Getting the Most Out of Your CRM

Friday March 1, 2019 comments

Did you know that more than half of Americans have scrapped a planned purchase because of poor customer service? It’s no wonder more businesses are choosing to invest in customer relationship management or CRM.

CRM software is a set of tools that allows you to keep track of your clients' personal information, past purchases, contact preferences, and much more. It not only gives you some much-needed insight, but it allows for your entire sales team to be on the same page anytime they speak to a customer – and that makes for a great service experience.

If you want to make the most out of your CRM software, there are a few best practices you should follow on the daily. Here’s a list of my best tips and tricks (learned through lots of trial and error!):


  • Use your CRM on a daily basis. Much like starting a new diet or exercise routine, a CRM isn’t going to make much of a difference if you’re not consistent. Besides contact info, CRMs log pretty much every interaction between you and a client, from phone calls to emails and everything in between. Some CRMs even offer the ability to track deal progress so you can see where the customer or prospect is in your pipeline. What happens if you decide not to use the software for a day or two? I’ll tell you what – you miss out on logging valuable information, and you’re not going to have all the data you need next time that client calls in!


  • Train the whole team. If you run a business (and you probably do if you’re reading this), you know that managing your workforce can sometimes be like herding cats. When you invest in a CRM system, it’s still like herding cats . . . but at least those cats know where to go and what to do.

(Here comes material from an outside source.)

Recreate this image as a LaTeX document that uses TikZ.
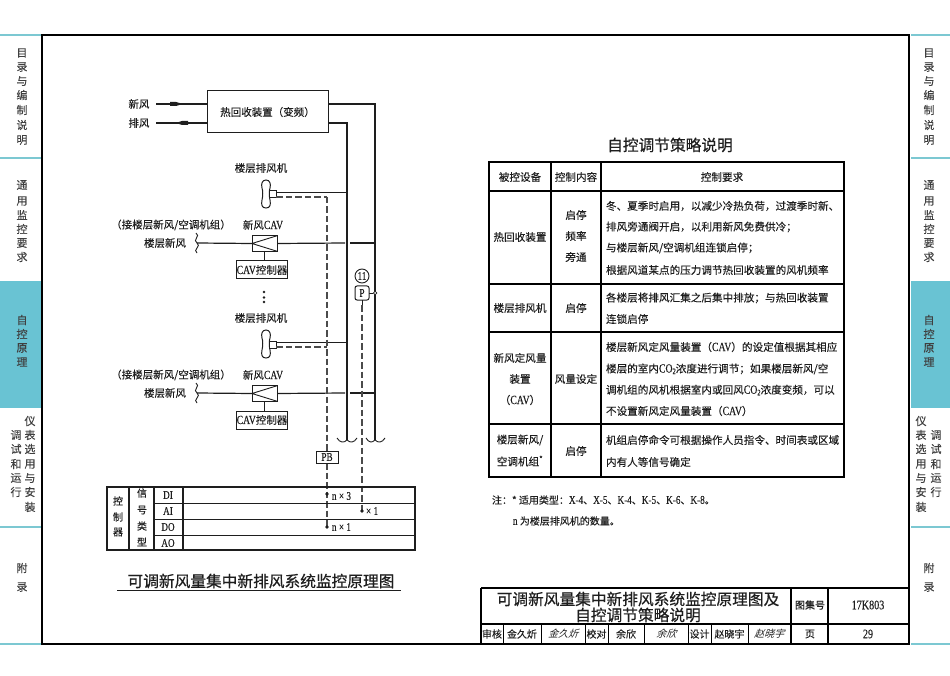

Bottom line? Having a set customer service policy (and training EVERYONE to use it properly) will make work life 100% less stressful, for both you and your team. Now, if only I could find a CRM to manage my three boys at home, I’d be all set . . .


  • Use your CRM to keep track of networking opportunities. How many times have you gone to a networking event, collected a bunch of business cards, and then promptly forgotten about them? Well, guess what? Networking doesn’t have to be a one-night stand. With a CRM you can organize that giant pile of business cards you’ve been saving and actually make connections.

I have several clients that I fear are going to have to learn this lesson the hard way: no matter how many times I tell them they deserve more than a casual encounter, they keep filing those business cards away in their old Rolodex – setting themselves up to never talk to that contact ever again.


  • Utilize built-in reports. Ever go out to a restaurant or the movies and realize (far too late) that you’ve been walking around with your skirt tucked into your stockings? Let me tell you: do that just once, and you’ll be certain to always check yourself in the mirror before heading out again.

Having a CRM and not utilizing the reports is much the same: your business might be a hot mess right now, and you don’t even know it because you’re not checking your analytics.

A good CRM will have the capability to show you just how good you look (or don't look) so you know where you stand: from supply chain and procurement to HR, to marketing forecasts – it's all there. It's like that friend you love to hate: they tell you exactly how it is, no matter how terrible, but deep down, you really appreciate their honest feedback.


Bottom Line

A CRM might uncover some ugly truths about your company that you don’t really want to face – but in the long run, business will be much better for it. Tell me: do you use a CRM? Has it helped improve your customer service processes?